I watch him walk away. I wonder what on earth I could say or do. I begin to dictate the story into my phone so I can put it up on my blog, because it’s all I know to do, because maybe someone in his position will read this and know I do care, at least, I really do care, and I have hope. I have a lot of hope. Even moreso, I have faith. Really, I do. And so we can know, somehow, we are not alone. And I think it is important to be honest about my responses too, about being scared because I don’t want to get harassed but that I am willing to try not to assume every dude on the street wants to harass me, because while it’s minor compared to the pain of losing your house or your family or your belief in life, it’s also something we might as well be honest about too.
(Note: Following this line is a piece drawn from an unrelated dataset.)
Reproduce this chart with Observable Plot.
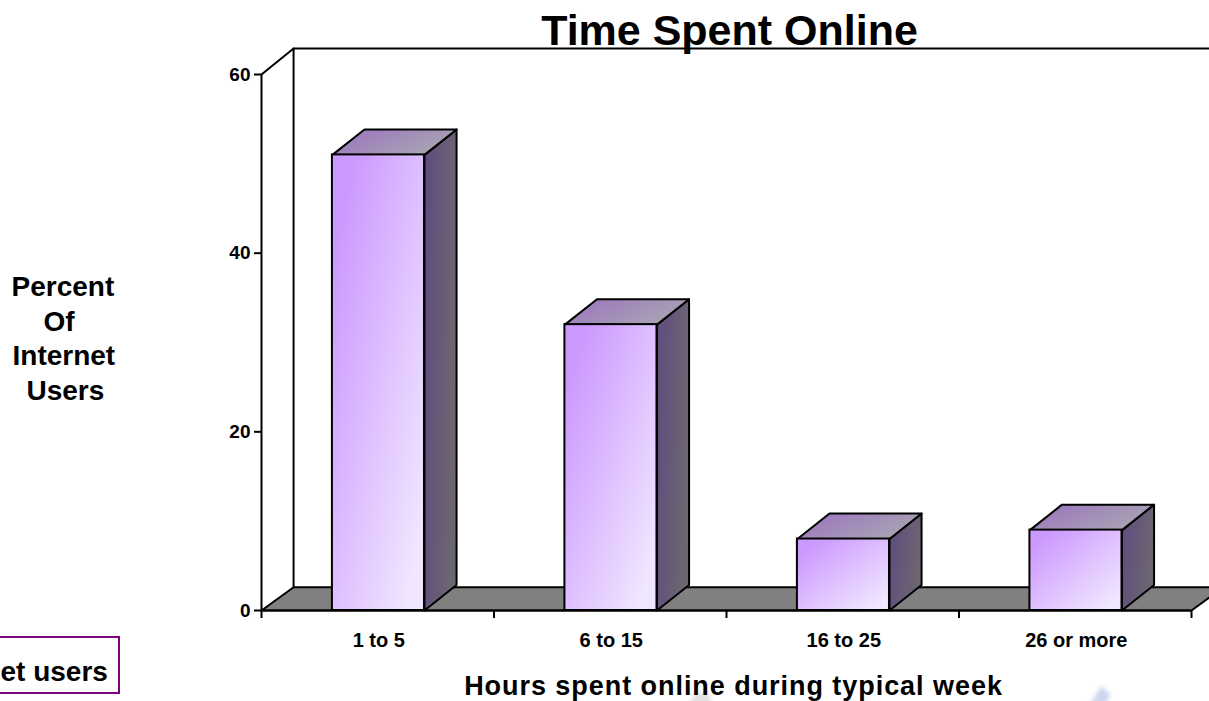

And together we can overcome our fear- like Martin said. And I want to be honest. And I want to hold hands and be in this together. And I’m scared, too. And also I want to share all this, so I can see that while my fear can be helpful, i.e., I don’t need to be foolish, it is also something to use- rather than be used by- to be of greater service to love. So that I don't get tired of being an example, even if only for myself.

Why? Because…. Because I’m alive. Because I have Henry. Because I’m a musician, too. Because the wind is blowing. Because the birds are singing. Because there are children playing. Because that man and me? We are the children and we are “leaning out for love, and we will lean that way forever.” And I am grateful to him for being my mirror.